Get fitter faster with a seven-minute workout



Do you want to get fitter, faster, especially as you move into the new year?

More people are trying brief, intense periods of exercise, without breaks, since a report came out last spring that seven minutes can do the trick. The idea isn't new, but its appeal has caught on: It's fast and can be done without equipment (other than perhaps a chair) and workout facilities.

Seven minutes can give a person the fitness benefits of an hour or more of conventional workouts by combining aerobic and resistance training in a single burst of high-intensity activity, according to Brett Klika and Chris Jordan of the Human Performance Institute in Orlando, Fla., in their article published in the journal of the American College of Sports Medicine. The body's own weight is used in the resistance training portions of their sample workout.

7 Minute Workout

Certified personal trainer Jackie Polak demonstrates 12 exercises that are part of the 7 Minute Workout. (Video by Rebecca Droke;12/30/2013)

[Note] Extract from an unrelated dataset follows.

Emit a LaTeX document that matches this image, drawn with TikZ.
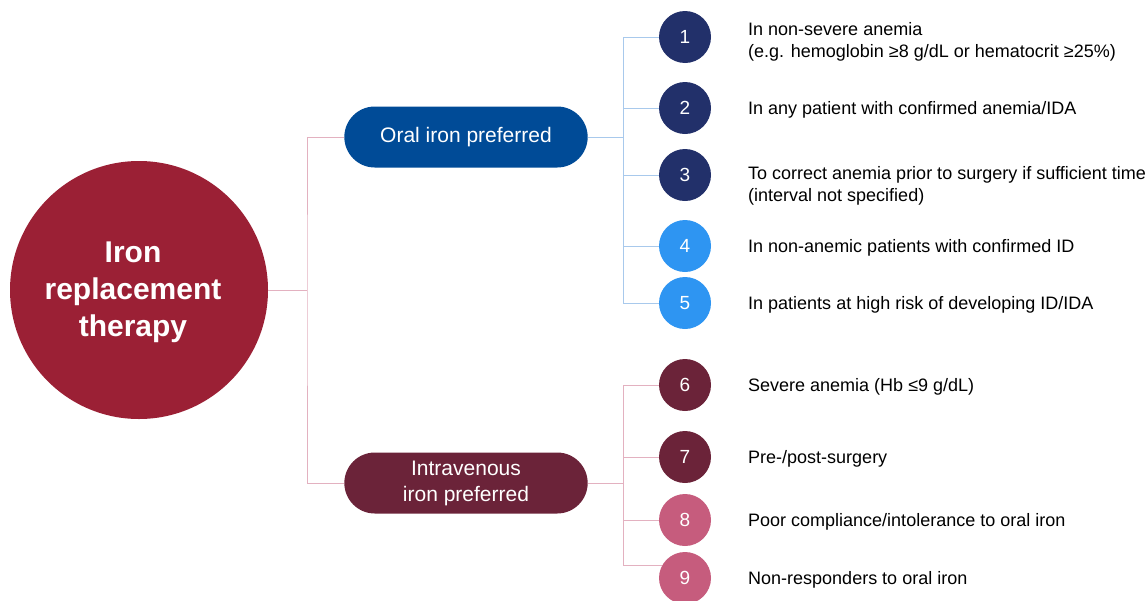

Traditionally, fitness experts recommend that resistance training and aerobic training be conducted separately, typically on alternate days. Current ACSM guidelines recommend getting at least 150 minutes of aerobic exercise a week, and eight to 12 repetitions of a resistance exercise for each major muscle group.

But high-intensity interval training (also known as high-intensity circuit training) is winning over the experts, and it is increasingly popular both with those who seek a faster way to get fit, and with those who want to spend less time at the gym. In ACSM's annual survey, high-intensity interval training topped the list of 20 fitness trends for 2014.

"This form of exercise has taken the fitness community by storm in recent months," said Walter R. Thompson, lead author of the survey.

This was the first year that interval training -- which includes the Klika-Jordan seven-minute workout as well as P90X and CrossFit commercial training programs -- was included in the survey. It bumped from the top spot the trend for educated, certified and experienced fitness professionals, which had been No. 1 since 2008.

A key element of high-intensity interval training was another newcomer to ACSM's list of fitness trends: body weight training, which nudged past fitness professionals to take second place. Body weight training uses minimal equipment for resistance exercises to make them more affordable.

When you combine resistance training and aerobics in a single workout, you gain more than time, say Mr. Jordan, the director of exercise physiology, and Mr. Klika, a performance coach at HPI. Research indicates you'll burn more fat during your workout, and your metabolic rate will stay higher for longer (up to 72 hours) after it, they reported in their article in the May/June issue of the Health & Fitness Journal.

"To maximize the metabolic impact of the exercise, time should be sufficient enough to allow for the proper execution of 15 to 20 repetitions," they say. For most, that's about 30 seconds.

They've devised a program consisting of 12 exercises, each to be performed for 30 seconds, with 10 seconds of rest in between. No equipment is necessary. The exercises can be performed in almost any setting -- at home, at the office, in a hotel room.

The order in which exercises are performed in a high-intensity circuit training workout is important, Mr. Klika and Mr. Jordan say.

"Exercises in an HICT circuit should be placed in an order that allows for opposing muscle groups to alternate between resting and working in subsequent exercise stations. For example, a pushup (upper body) station would be followed by a squat (lower body) station," they say.

It's also important to alternate between exercises that significantly increase heart rate and those that slow it down a bit.

The exercises in their sample program are: jumping jacks, wall sit, push up, ab crunch, step up, squat, triceps dip, Plank Core, high knees running in place, lunge, pushup and rotation, and Side plank Core. Local fitness experts think the seven-minute workout is a very good idea.

"There is a good amount of scientific data that supports high-intensity interval training," said Victor Prisk, an orthopedic surgeon for the West Penn Allegheny Health System and a champion body builder. "The main thing is that you really have to focus on getting your heart rate up. If you are not getting up to 85 percent of heart rate max, you won't get much benefit from the workout."

"It's a good idea. I do it myself," said Ron DeAngelo, director of sports performance training for UPMC Sports Medicine.

Because the resistance training is done with your body weight, there is little risk of injury. But high-intensity circuit training isn't for beginners, caution Dr. Prisk and Mr. DeAngelo.

"It requires an already high level of fitness to do the circuit properly," Dr. Prisk said.

"If you haven't exercised in a long time, it might not be good," Mr. DeAngelo said. "You may need to ramp up a bit before you can handle that kind of intensity."